Students from Monument Mountain Regional High School took audience questions and keep the candidates on time. They stopped to pose with John Garb, left, and Sherman Baldwin, right.
Marciano said PEDA should be scrapped and any money saved poured into the schools to develop vocational-technical curriculum and institute career guidance for students.
Malumphy defended the creative economy as a generator for creative entrepreneurship after former Mayor Sara Hathaway questioned how the master plan was really helping working families. "A creative economy more than arts and culture - it creates jobs" for those families, she said.
"We're pitting things against each other," said Ruberto. "It's either downtown or the neighborhoods. ... It's not one against the other.
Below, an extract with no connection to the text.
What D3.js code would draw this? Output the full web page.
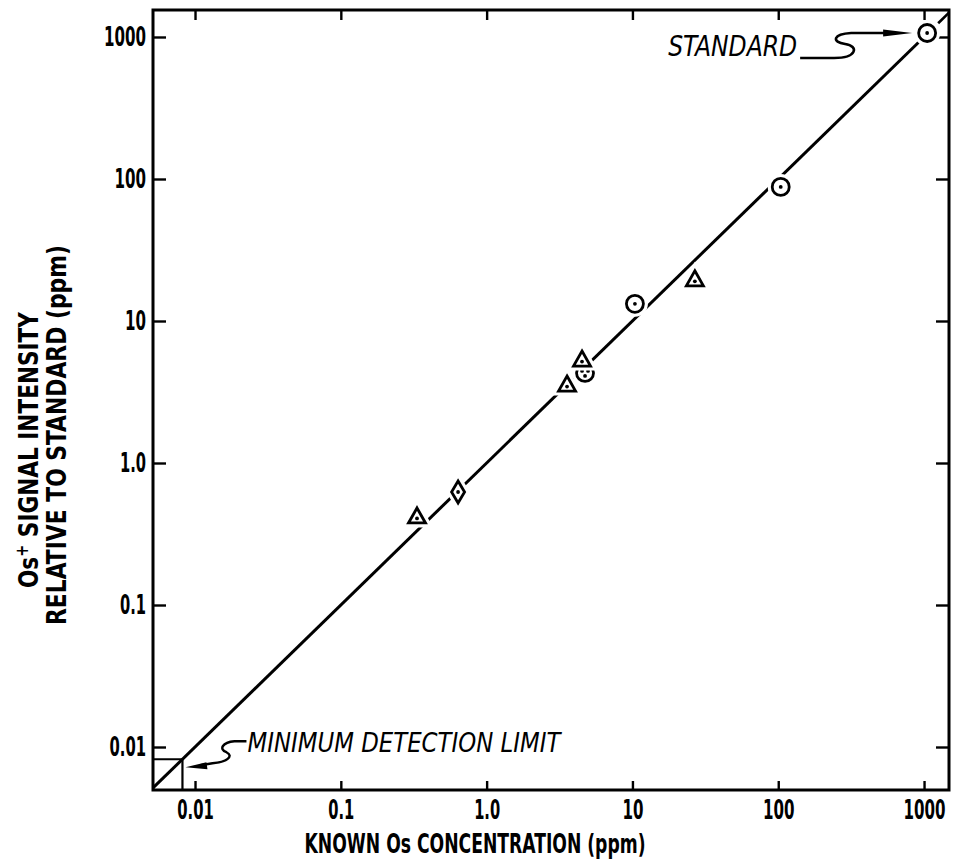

Pam hit it on the button. Let's look at the way job development has been managed."
Bianchi, however, said he believed creating jobs had been subordinated to the development of a creative economy downtown.
The city should use those creative elements to brand itself as a family friendly community, said Moon, as a way to attract new residents and businesses.
Kwasniowski continued to insist that the city's fire equipment is at least 60 years and desperately needs to be updated. He, too, has been promoting the idea of developing alternative energy — wind power in his case — as a way to save money and attract business.
The candidates have restated their positions on whether to renovate both high schools (Caccamo, Bianchi, Fillio, Marciano, Kwasniowski and Malumphy) or combine them in a new building (Ruberto). Both Moon and Boyd said they'd abide by the council's decision.
Boyd came out strongly in opposition to the controversial expansion of Pittsfield Airport, saying it was poorly planned and would negatively affect the wetlands and environment around it.
"No. If I'm mayor that airport project is stopped," she said, suggesting that the business people who planned to use the airport would do better to use videoconferencing.
Ruberto countered thatY "there is a public purpose here, there is a reasonable alternative. You can't videoconference a week at Canyon Ranch."
"They'll make it there some other way," said Boyd.